A Terceira Seção do Superior Tribunal de Justiça (STJ) determinou nesta quarta-feira (10) que seja solto imediatamente um homem acusado em 62 ações penais a partir apenas do reconhecimento fotográfico.
Paulo Alberto da Silva Costa, porteiro de um prédio, nunca teve prisões ou acusações anteriores, mas teve fotos retiradas de redes sociais e incluídas no álbum e no mural de suspeitos da Delegacia de Belford Roxo (RJ).
A justificativa foi que sua aparência física era compatível com a descrição apresentada por vítimas de crimes. Costa é um homem negro de 36 anos e está preso desde março de 2020. Atualmente, está detido no Complexo de Bangu.
O caso
A Defensoria Pública do Rio de Janeiro alegou que a identidade visual do suspeito foi sendo construída ao longo da investigação e que ele foi reconhecido apenas por fotografia apresentada às vítimas ao lado de outras que mostravam indivíduos com características físicas diferentes.
Em uma dessas ações penais, o porteiro chegou a ser condenado pela Justiça do Rio a seis anos e oito meses de prisão. O Tribunal de Justiça do Rio ainda negou recurso da defesa e, ao atender um pedido do Ministério Público, aumentou a pena para oito anos. O caso chegou ao STJ.
O Instituto de Defesa do Direito de Defesa (IDDD) apontou que todos os 62 casos seguiram o mesmo procedimento policial: o reconhecimento fotográfico e o pronto encerramento das investigações, sem investigação e produção de outras provas.
Votos
Os ministros entenderam que todos os processos foram baseados apenas no reconhecimento fotográfico falho.
A relatora, ministra Laurita Vaz, afirmou que houve um erro sistêmico e que identificação apresentava contradições. Em determinado momento, segundo ela, ele usava cavanhaque. A altura do suspeito só surgiu em um segundo momento, e a vítima não chegou a afirmar que reconhecia o acusado.
A relatora ressaltou que o STJ tem entendimento de que apenas o reconhecimento fotográfico não serve como prova cabal de crime.
“O reconhecimento positivo pode comprovar a autoria. Não significa que a afirmação do ofendido que identifica agente do crime é prova cabal. Do contrário, a função dos órgãos de estado seria relegado a segundo plano, a mero homologador da acusação”, disse.
Laurita Vaz ressaltou que o reconhecimento de pessoas não prepondera sobre quaisquer outros meios de prova, cabendo aos investigadores buscar mais medidas como confissão, testemunha, perícia, entre outros.
O ministro Rogério Schietti afirmou que não se pode enviar alguém para o presídio só pelo reconhecimento da vítima em um álbum fotográfico. O ministro disse que o caso causa vergonha ao sistema de Justiça.
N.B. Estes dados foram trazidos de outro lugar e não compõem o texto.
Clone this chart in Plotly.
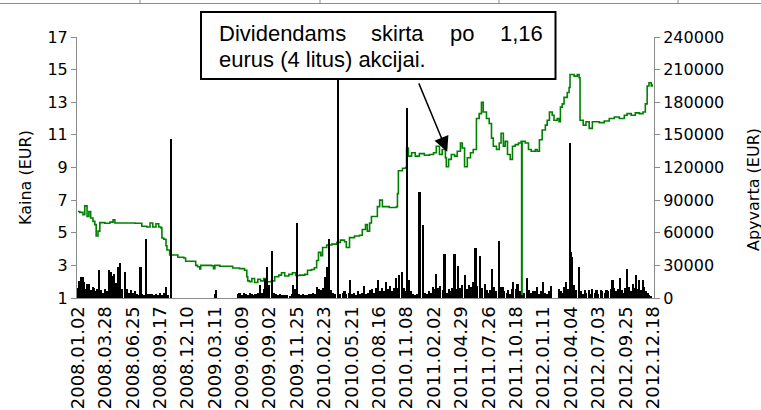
import plotly.graph_objects as go

# ---------------- data ----------------
tick_labels = ["2008.01.02", "2008.03.28", "2008.06.25", "2008.09.17", "2008.12.10",
               "2009.03.11", "2009.06.09", "2009.09.02", "2009.11.25", "2010.02.23",
               "2010.05.21", "2010.08.16", "2010.11.08", "2011.02.02", "2011.04.29",
               "2011.07.26", "2011.10.18", "2012.01.11", "2012.04.04", "2012.07.03",
               "2012.09.25", "2012.12.18"]
tick_days = [i * 60 for i in range(len(tick_labels))]  # trading-day index of each label

# price (EUR) at trading-day index
price_day = [0, 4, 11, 15, 20, 24, 28, 33, 37, 40, 44, 48, 59, 70, 77, 81, 103, 125, 140, 151,
             158, 164, 171, 177, 182, 184, 188, 193, 195, 201, 214, 219, 232, 236, 252, 258, 262,
             267, 269, 293, 297, 300, 311, 339, 354, 365, 370, 372, 376, 381, 387, 394, 400, 407,
             413, 424, 431, 440, 446, 453, 462, 470, 477, 486, 497, 503, 512, 518, 523, 527, 532,
             536, 545, 556, 567, 575, 584, 588, 595, 606, 617, 623, 630, 634, 639, 643, 650, 656,
             661, 667, 682, 698, 700, 702, 711, 718, 720, 724, 731, 739, 748, 759, 770, 779, 785,
             792, 798, 805, 807, 812, 818, 825, 831, 838, 842, 847, 853, 860, 866, 873, 879, 884,
             888, 895, 901, 906, 910, 917, 923, 927, 932, 936, 941, 947, 952, 958, 965, 971, 972,
             973, 980, 987, 993, 1002, 1006, 1011, 1017, 1024, 1028, 1033, 1039, 1043, 1050, 1054,
             1057, 1061, 1065, 1072, 1076, 1078, 1087, 1094, 1098, 1100, 1107, 1113, 1120, 1127,
             1142, 1153, 1164, 1175, 1186, 1197, 1203, 1212, 1221, 1230, 1238, 1243, 1247, 1251,
             1256, 1258]
price_eur = [6.3, 6.25, 6.1, 6.65, 6.0, 6.3, 5.9, 5.7, 5.5, 4.8, 5.1, 5.62, 5.58, 5.65, 5.8, 5.6,
             5.6, 5.58, 5.4, 5.35, 5.6, 5.35, 5.55, 5.35, 5.3, 4.68, 4.6, 4.2, 3.94, 3.64, 3.64,
             3.5, 3.45, 3.25, 3.25, 3.0, 2.92, 2.78, 3.0, 2.98, 2.8, 3.0, 2.95, 2.84, 2.8, 2.7,
             2.3, 2.05, 2.0, 2.2, 1.95, 2.15, 2.05, 2.2, 2.0, 2.05, 2.3, 2.4, 2.55, 2.35, 2.45,
             2.55, 2.38, 2.4, 2.45, 2.7, 2.75, 2.85, 3.3, 3.8, 3.6, 4.1, 4.25, 4.3, 4.4, 4.55,
             4.45, 4.1, 4.7, 4.8, 4.85, 5.2, 5.5, 5.1, 5.6, 6.0, 6.0, 6.6, 7.0, 6.6, 6.55, 6.6,
             7.4, 8.8, 8.95, 9.0, 10.2, 9.7, 9.9, 9.7, 9.85, 9.75, 9.8, 9.9, 10.3, 9.8, 10.1, 9.6,
             9.05, 9.5, 9.8, 9.7, 10.0, 10.5, 10.2, 9.05, 9.6, 9.9, 10.1, 12.0, 12.3, 13.0, 12.4,
             12.0, 11.7, 10.8, 10.3, 10.1, 10.5, 11.1, 10.3, 10.6, 9.8, 9.5, 10.3, 10.4, 10.5,
             10.6, 1.0, 10.6, 10.5, 10.1, 10.0, 10.1, 10.0, 10.7, 11.3, 11.6, 11.9, 12.4, 12.2,
             11.9, 12.0, 11.8, 12.7, 12.9, 13.3, 13.6, 13.9, 14.7, 14.6, 14.7, 14.5, 11.9, 11.6,
             11.8, 11.4, 11.8, 11.75, 11.85, 12.0, 12.1, 12.0, 12.2, 12.3, 12.2, 12.35, 12.3,
             12.4, 12.9, 14.0, 14.2, 14.0, 14.1]

# turnover (EUR) at trading-day index
turnover_day = [0, 2, 7, 10, 13, 18, 21, 24, 28, 33, 36, 39, 43, 46, 50, 55, 59, 63, 68, 72, 75,
                79, 83, 88, 93, 97, 103, 107, 112, 116, 120, 125, 129, 135, 137, 141, 144, 149,
                153, 158, 162, 166, 171, 175, 179, 184, 188, 193, 197, 203, 301, 303,
                350, 354, 359, 363, 368, 372, 376, 381, 385, 389, 394, 398, 403, 407, 410, 415,
                419, 426, 430, 433, 438, 442, 446, 451, 455, 459, 464, 468, 471, 475, 480, 484,
                489, 493, 498, 502, 506, 511, 515, 520, 524, 528, 533, 537, 542, 545, 551, 555,
                559, 563, 570, 575, 580, 584, 588, 593, 596, 600, 605, 609, 614, 618, 622, 626,
                631, 635, 640, 644, 649, 653, 657, 662, 666, 670, 674, 679, 683, 688, 692, 697,
                701, 704, 709, 714, 718, 721, 725, 730, 734, 738, 743, 748, 750, 755, 760, 764,
                769, 773, 777, 781, 785, 790, 794, 799, 803, 808, 813, 817, 820, 825, 829, 833,
                838, 842, 848, 852, 856, 861, 865, 871, 875, 881, 885, 891, 895, 900, 903, 908,
                911, 915, 922, 925, 930, 934, 939, 943, 947, 952, 954, 959, 963, 968, 973, 977,
                983, 988, 992, 996, 1001, 1005, 1009, 1014, 1018, 1023, 1027, 1031, 1036, 1053,
                1058, 1062, 1065, 1069, 1073, 1078, 1080, 1083, 1087, 1092, 1097, 1101, 1106,
                1110, 1114, 1119, 1123, 1127, 1132, 1136, 1140, 1145, 1149, 1154, 1158, 1162,
                1167, 1171, 1175, 1179, 1184, 1187, 1191, 1196, 1199, 1203, 1207, 1212, 1215,
                1219, 1223, 1227, 1230, 1234, 1237, 1241, 1245, 1248, 1251, 1256]
turnover_eur = [9000, 16000, 19600, 19000, 15000, 8000, 12600, 12600, 7000, 10000, 9000, 6000,
                8000, 25700, 7000, 5000, 8000, 6000, 25700, 24000, 20000, 22000, 13600, 28200,
                31900, 8000, 24000, 8000, 5000, 7000, 5000, 6000, 4000, 3000, 28500, 4000, 3000,
                54000, 4000, 3500, 4000, 3000, 4000, 3000, 4500, 3000, 5000, 9800, 3000, 146200,
                4000, 7400,
                4000, 4500, 3000, 4500, 4000, 3000, 4500, 3500, 2500, 3500, 5000, 12000, 5000,
                8000, 17500, 28800, 12000, 43000, 5000, 4000, 3000, 3500, 2500, 3000, 2500, 3000,
                2000, 4000, 12000, 8000, 68700, 4000, 3000, 3500, 2500, 3000, 4000, 3500, 5000,
                4000, 10000, 8000, 7000, 9000, 19000, 28800, 54000, 7000, 5000, 4000, 235000,
                4000, 5000, 6000, 4000, 5000, 16500, 4000, 5000, 3000, 6000, 4000, 5000, 11000,
                4000, 5000, 7000, 8300, 5000, 9000, 16500, 6000, 9000, 6000, 15000, 8000, 11000,
                6000, 9000, 18100, 9000, 21000, 24000, 9000, 6000, 175000, 16500, 6000, 4000,
                3000, 3500, 97700, 97700, 67100, 5000, 4000, 6000, 5000, 10000, 8000, 22000, 9000,
                11000, 7000, 40500, 5000, 8000, 6000, 9000, 40500, 8000, 29400, 9000, 12000,
                21000, 8000, 12000, 10000, 15000, 45700, 11000, 38600, 9000, 13000, 7000, 5000,
                7000, 26400, 10000, 6000, 52700, 10000, 10000, 6000, 5000, 7000, 4000, 8000,
                15000, 8000, 13000, 6000, 3000, 5000, 18000, 7000, 5000, 6000, 6000, 10000, 4000,
                6000, 15000, 5000, 4000, 6000, 11000, 8000, 6000, 5000, 10000, 15000, 8000,
                142200, 42600, 38000, 12000, 7000, 28800, 6000, 4000, 7400, 5000, 7000, 4000,
                8000, 5000, 7000, 4000, 7400, 6000, 5000, 7000, 6000, 8000, 16500, 9000, 6000,
                8000, 18000, 7000, 5000, 9000, 26400, 10000, 6000, 13000, 9000, 21000, 8000,
                16500, 7000, 16500, 10000, 6000, 5000, 3000, 2000]

left_ticks = [1, 3, 5, 7, 9, 11, 13, 15, 17]
right_ticks = [0, 30000, 60000, 90000, 120000, 150000, 180000, 210000, 240000]

note_line1 = ["Dividendams", "skirta", "po", "1,16"]
note_line2 = "eurus (4 litus) akcijai."
arrow_day, arrow_price = 809, 9.96

# ---------------- figure ----------------
AX = "#8c8c8c"
TICKFONT = dict(family="DejaVu Sans", size=16, color="black")

fig = go.Figure()
fig.add_trace(go.Scatter(x=price_day, y=price_eur, mode="lines", line=dict(color="#008000", width=1.6, shape="hv"),
                         yaxis="y", showlegend=False, hoverinfo="skip"))
fig.add_trace(go.Bar(x=turnover_day, y=turnover_eur, width=4.6, marker=dict(color="black", line=dict(width=0)),
                     yaxis="y2", showlegend=False, hoverinfo="skip"))

fig.update_layout(
    width=761, height=410,
    margin=dict(l=77, r=107, t=37, b=112, autoexpand=False),
    paper_bgcolor="white", plot_bgcolor="white",
    bargap=0,
    xaxis=dict(range=[-2, 1262], tickmode="array", tickvals=tick_days, ticktext=tick_labels,
               tickangle=-90, tickfont=dict(family="DejaVu Sans", size=18, color="black"),
               showgrid=False, zeroline=False, showline=True, linecolor=AX, linewidth=1,
               ticks="", automargin=False),
    yaxis=dict(range=[1, 17], tickmode="array", tickvals=left_ticks, showgrid=False, zeroline=False,
               showline=True, linecolor=AX, linewidth=1, ticks="outside", ticklen=5, tickcolor=AX,
               tickfont=TICKFONT, automargin=False),
    yaxis2=dict(range=[0, 240000], tickmode="array", tickvals=right_ticks, tickformat="d",
                overlaying="y", side="right", showgrid=False, zeroline=False,
                showline=True, linecolor=AX, linewidth=1, ticks="outside", ticklen=5, tickcolor=AX,
                tickfont=TICKFONT, automargin=False),
)

def px_to_px(xp):
    return (xp - 77) / 577.0

def py_to_py(yp):
    return (298 - yp) / 261.0

shapes = []
# thin grey frame fragment at top of the image
shapes.append(dict(type="line", xref="paper", yref="paper", x0=px_to_px(0), x1=px_to_px(761),
                   y0=py_to_py(3.5), y1=py_to_py(3.5), line=dict(color="#8c8c8c", width=1)))
for sx in [140, 320, 499, 678]:
    shapes.append(dict(type="line", xref="paper", yref="paper", x0=px_to_px(sx), x1=px_to_px(sx),
                       y0=py_to_py(0), y1=py_to_py(3.5), line=dict(color="#8c8c8c", width=1)))
# note box
shapes.append(dict(type="rect", xref="paper", yref="paper", x0=px_to_px(201), x1=px_to_px(555.5),
                   y0=py_to_py(79), y1=py_to_py(12), fillcolor="white", line=dict(color="black", width=2),
                   layer="above"))
fig.update_layout(shapes=shapes)

NOTEFONT = dict(family="Liberation Sans, Arial", size=22, color="black")
word_x = [216.5, 369.4, 447.9, 498.3]
for w, wx in zip(note_line1, word_x):
    fig.add_annotation(text=w, xref="paper", yref="paper", x=px_to_px(wx), y=py_to_py(34),
                       xanchor="left", yanchor="middle", showarrow=False, font=NOTEFONT)
fig.add_annotation(text=note_line2, xref="paper", yref="paper", x=px_to_px(216.5), y=py_to_py(59.5),
                   xanchor="left", yanchor="middle", showarrow=False, font=NOTEFONT)
# arrow
fig.add_annotation(x=arrow_day, y=arrow_price, xref="x", yref="y", text="", showarrow=True,
                   ax=-29, ay=-70, arrowhead=2, arrowsize=2, arrowwidth=1.5, arrowcolor="black")

# axis titles
TITLEFONT = dict(family="DejaVu Sans", size=16, color="black")
fig.add_annotation(text="Kaina (EUR)", xref="paper", yref="paper", x=px_to_px(25), y=py_to_py(178),
                   textangle=-90, showarrow=False, font=TITLEFONT, xanchor="center", yanchor="middle")
fig.add_annotation(text="Apyvarta (EUR)", xref="paper", yref="paper", x=px_to_px(753), y=py_to_py(190),
                   textangle=-90, showarrow=False, font=TITLEFONT, xanchor="center", yanchor="middle")

fig.write_html("out.html", config={"displayModeBar": False},
               post_script="document.body.style.margin='0';document.body.style.overflow='hidden';")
“Não estamos num caso como qualquer outro. Estamos diante de um caso que me envergonha de ser integrante do sistema de Justiça, que é de moer gente. Roda vida de crueldade.”
O ministro Sebastião Reis afirmou que houve um desprezo pelo ser humano no caso.
“O sistema não está funcionando. Em situação anterior, já tinha votado aqui minha preocupação com o racismo. Ele existe, não há como contestar. Basta a leitura dos processos que a gente vai perceber que o preto pobre é principal alvo da atuação policial. Se pegar mesma situação em região periférica do Rio e no Leblon, o comportamento é diferente. Quando é branco, de melhor condição, há tratamento cuidadoso e quando é preta a violência prepondera.”
A Terceira Seção determinou, ainda, a comunicação da decisão à Corregedoria da Polícia Civil do Rio de Janeiro para providências.